Face au « trop-plein tribunicien » entretenu par l’extrême droite ou au « consensus mou » de beaucoup de projets pas vraiment alternatifs, les syndicats ont la responsabilité de contribuer à forger une remobilisation sociale.

Le tableau général est sombre. C’est celui d’une société fonctionnant sur la base de l’exclusion massive, notamment sur les clivages intergénérationnels. Pour les travailleurs, la revendication n’est pas d’abord protestataire. Elle s’appuie sur des aspirations, des besoins de liberté et des projets. La confrontation sociale sur les règles n’est pas nouvelle. Elle prend cependant une tout autre dimension qu’hier du fait qu’elle doit intégrer la part de choix personnel. Les revendications ne renvoient pas forcément globalement à une logique d’accumulation des acquis, caricaturée sous le label du « toujours plus ». Elle porte un désir d’autonomie, de personnalisation dans un cadre collectif. Les exigences en matière de conditions de travail, d’accès à la formation vont dans le même sens.

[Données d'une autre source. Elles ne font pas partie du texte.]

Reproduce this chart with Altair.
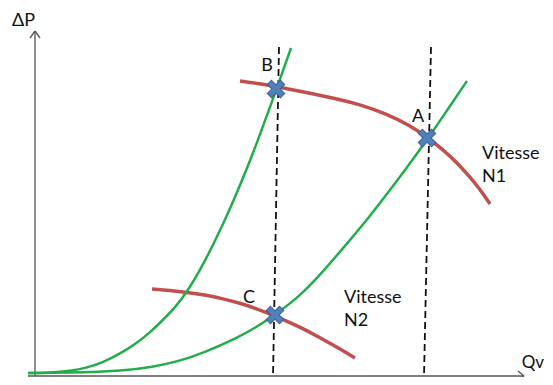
import altair as alt
import pandas as pd

# ---- data (Qv horizontal, dP vertical, arbitrary units) ----
green_steep_q = [-7, 15, 35, 52, 68, 85, 102, 115, 128, 140, 152, 165, 180, 195, 210, 225, 241, 256]
green_steep_p = [3, 3.3, 4.9, 8.3, 13.7, 22.2, 33.2, 43.6, 56, 68.4, 84, 105.5, 134.8, 167, 202.3, 241.3, 285.3, 328]

green_flat_q = [-7, 52, 85, 118, 145, 168, 202, 220, 240, 265, 285, 310, 335, 355, 368, 392, 415, 432]
green_flat_p = [3, 3.5, 5, 9, 15, 23, 38, 48, 61, 80, 101, 130, 160, 186, 203, 236, 270, 295]

red_n1_q = [205, 225, 242, 265, 302, 325, 352, 375, 392, 410, 422, 435, 445, 455]
red_n1_p = [295, 292.2, 289.3, 284.7, 277.3, 271.5, 262, 250.5, 239, 224.6, 213.2, 199, 186.5, 172]

red_n2_q = [117, 135, 152, 170, 185, 205, 218, 240, 265, 285, 305, 320]
red_n2_p = [87, 85.6, 83.7, 81, 78, 72.8, 68.6, 60.2, 49, 38.4, 27, 18]

point_names = ["B", "A", "C"]
point_q = [241, 392, 240]
point_p = [287, 238, 61]

dash_q = [244, 396]
dash_p_top = [329, 329]
dash_q_bottom = [238, 389]
dash_p_bottom = [-1, -1]

# axes segments (x, y, x2, y2)
axis_x1 = [0, -5, 5, -7, 483, 483]
axis_y1 = [0, 338, 338, 0, 5, -5]
axis_x2 = [0, 0, 0, 489, 489, 489]
axis_y2 = [345, 345, 345, 0, 0, 0]

label_text = ["B", "A", "C", "Vitesse", "N1", "Vitesse", "N2", "ΔP"]
label_q = [232, 383, 214, 447, 447, 309, 309, -23]
label_p = [310, 259, 78, 222, 199, 78, 55, 355]
label_align = ["center", "center", "center", "left", "left", "left", "left", "left"]

axis_label_text = ["Qv"]
axis_label_q = [509]
axis_label_p = [13]

# ---- scales ----
xs = alt.Scale(domain=[-27, 510], nice=False, zero=False)
ys = alt.Scale(domain=[-1, 368], nice=False, zero=False)
X = lambda f: alt.X(f, type="quantitative", scale=xs, axis=None)
Y = lambda f: alt.Y(f, type="quantitative", scale=ys, axis=None)

curves = []
for name, qs, ps in [("gs", green_steep_q, green_steep_p), ("gf", green_flat_q, green_flat_p),
                     ("r1", red_n1_q, red_n1_p), ("r2", red_n2_q, red_n2_p)]:
    for i, (q, p) in enumerate(zip(qs, ps)):
        curves.append({"curve": name, "i": i, "q": q, "p": p})
curves = pd.DataFrame(curves)

axes_df = pd.DataFrame({"x": axis_x1, "y": axis_y1, "x2": axis_x2, "y2": axis_y2})
dash_df = pd.DataFrame({"x": dash_q, "y": dash_p_top, "x2": dash_q_bottom, "y2": dash_p_bottom})
pts_df = pd.DataFrame({"name": point_names, "q": point_q, "p": point_p})
lab_df = pd.DataFrame({"t": label_text, "q": label_q, "p": label_p, "a": label_align})
axlab_df = pd.DataFrame({"t": axis_label_text, "q": axis_label_q, "p": axis_label_p})

axes_layer = alt.Chart(axes_df).mark_rule(color="#555555", strokeWidth=1.3).encode(
    x=X("x"), y=Y("y"), x2="x2", y2="y2")

dash_layer = alt.Chart(dash_df).mark_rule(color="#111111", strokeWidth=1.8, strokeDash=[7, 4]).encode(
    x=X("x"), y=Y("y"), x2="x2", y2="y2")

red_layer = alt.Chart(curves[curves.curve.str.startswith("r")]).mark_line(
    color="#c0504d", strokeWidth=3.5, interpolate="basis").encode(
    x=X("q"), y=Y("p"), detail="curve:N", order="i:Q")

green_layer = alt.Chart(curves[curves.curve.str.startswith("g")]).mark_line(
    color="#22ad4b", strokeWidth=2.5, interpolate="basis").encode(
    x=X("q"), y=Y("p"), detail="curve:N", order="i:Q")

xpath = "M-1,-0.32H-0.32V-1H0.32V-0.32H1V0.32H0.32V1H-0.32V0.32H-1Z"
pts_layer = alt.Chart(pts_df).mark_point(
    shape=xpath, filled=True, fill="#4f81bd", stroke="#385d8a", strokeWidth=1,
    size=350, angle=45, opacity=1).encode(x=X("q"), y=Y("p"))

text_left = alt.Chart(lab_df[lab_df.a == "left"]).mark_text(
    align="left", baseline="middle", font="Lato", fontSize=18, color="#111111").encode(
    x=X("q"), y=Y("p"), text="t:N")
text_center = alt.Chart(lab_df[lab_df.a == "center"]).mark_text(
    align="center", baseline="middle", font="Lato", fontSize=18, color="#111111").encode(
    x=X("q"), y=Y("p"), text="t:N")
text_qv = alt.Chart(axlab_df).mark_text(
    align="right", baseline="middle", font="Lato", fontSize=17, color="#111111").encode(
    x=X("q"), y=Y("p"), text="t:N")

chart = alt.layer(axes_layer, dash_layer, red_layer, green_layer, pts_layer,
                  text_left, text_center, text_qv).properties(
    width=537, height=369, padding=0, autosize="none", background="white"
).configure_view(stroke=None)

chart.save("out.html", embed_options={"renderer": "svg", "actions": False})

Mais l’impact de telles exigences n’aurait pas cette force, si elles n’entraient pas en résonance avec des attentes plus larges de la société.

Cette réalité souligne le besoin de définition d’un nouveau contrat de travail et de nouvelles protections pour le salarié que l’on peut désigner sous le terme de « sécurité sociale professionnelle ». Une société fondée sur une dégradation sélective de la situation du salariat et sur l’amputation des atouts collectifs, n’est pas viable à long terme. Définir les conditions d’une égalité des chances ne suffit pas à « faire société ». Pas plus que d’affirmer l’objectif bien vague d’un « plein -emploi » qui risque de laisser sur le bord du chemin des millions d’exclus

La division du salariat, l’exclusion, le morcellement du marché du travail, les cloisonnements entretenus par les conceptions patronales de l’organisation de l’entreprise, la coupure des grandes firmes d’avec les territoires, l’isolement des services publics les uns par rapport aux autres deviennent des tares rédhibitoires.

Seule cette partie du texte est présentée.